The participating booksellers mainly worked on books published in Hong Kong and Taiwan. They were Mediarich Books, established in Canada for 20 years; Book Treasures, focusing on Hong Kong books for children; Think Spot and Wo4 Gwong1, two online book stores that had opened recently. Fiona observed that the book fair attracted a lot of immigrants from Hong Kong. She saw hope in this: “Actually I am very confident that overseas Hongkongers can run impressive book fairs. Let’s not restrict ourselves to think in the framework of the past Hong Kong Book Fair. For we must “be water” now in moving forward under another mode.”
Build Hongkongers’ Own Printing House
As the “red line” that threatened speech and freedom was closing in, Edward found it unsettling. He was going to have a book published in Hong Kong this year, but the publisher located there was threatened by the NSL’s censorship which might make the book’s publication not possible anymore. Edward came to realize that overseas Hongkongers must speed up building their own printing house to distribute physical books independently. Hongkongers’ thinking, culture, and history will then be extended through these books.

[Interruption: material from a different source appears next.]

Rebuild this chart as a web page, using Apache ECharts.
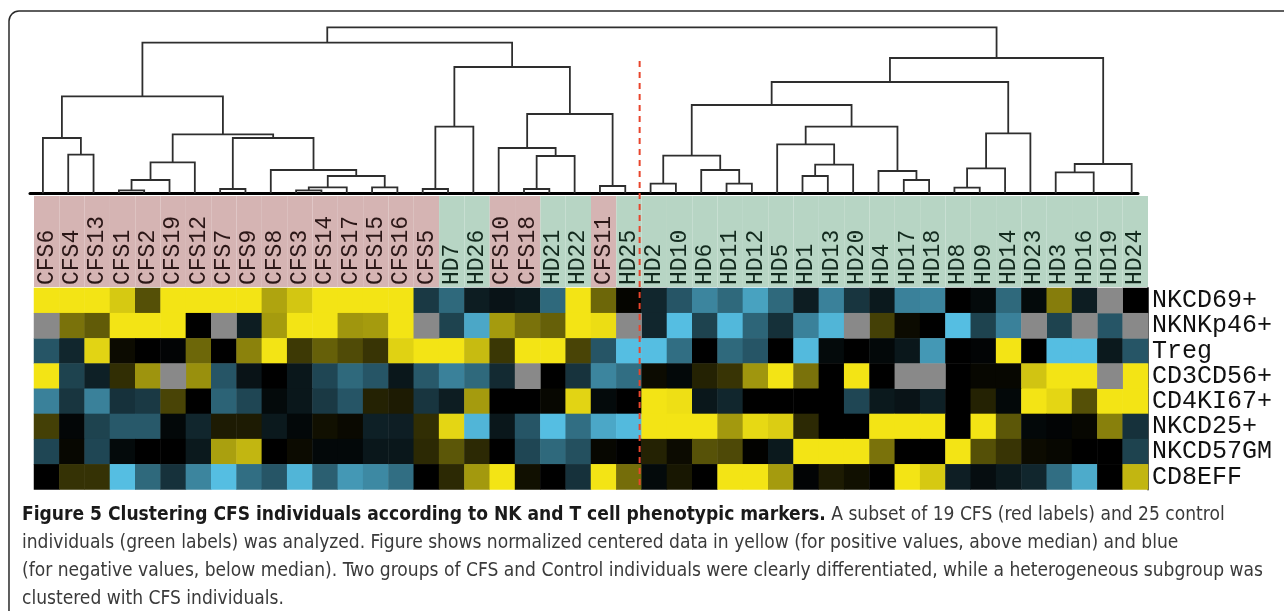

Fiona agreed. For sure the internet was well developed and a news report could spread and get comments as soon as it was uploaded. But physical books’ role could not be replaced by internet and TV programmes, she said, in that there were a lot of stringent studies and verifications to be done before a book was published, which underlined physical books’ value in serving and circulating as the evidence of history.
On display at this book fair cum marketplace in Toronto, were handicrafts, illustrations, and T-shirts designed with ideas taken from Hong Kong movies and Hong Kong-style proverbs. Tasty snacks with Hong Kong flavours were shared among visitors, who could buy books as well as art creations that originated from the territory. Some souvenirs reminiscent of the British Hong Kong colonial era could no longer be sold in Hong Kong, as the government intended to “decolonize” the territory. The true history, however, could not be wiped out like this, Fiona added, so Hong Kong history extended overseas and people are learning it through these art creation products.
Milpitas in San Francisco ran a grand “Hong Kong Carnival” on July 2, which attracted a crowd of 6,500 people. In comparison, the Toronto event was smaller in size and not as impressive. Fiona talked to the organizer of the carnival and admired how the event pulled in native Chinese Americans, westerners as well as mainstream TV stations that covered the event.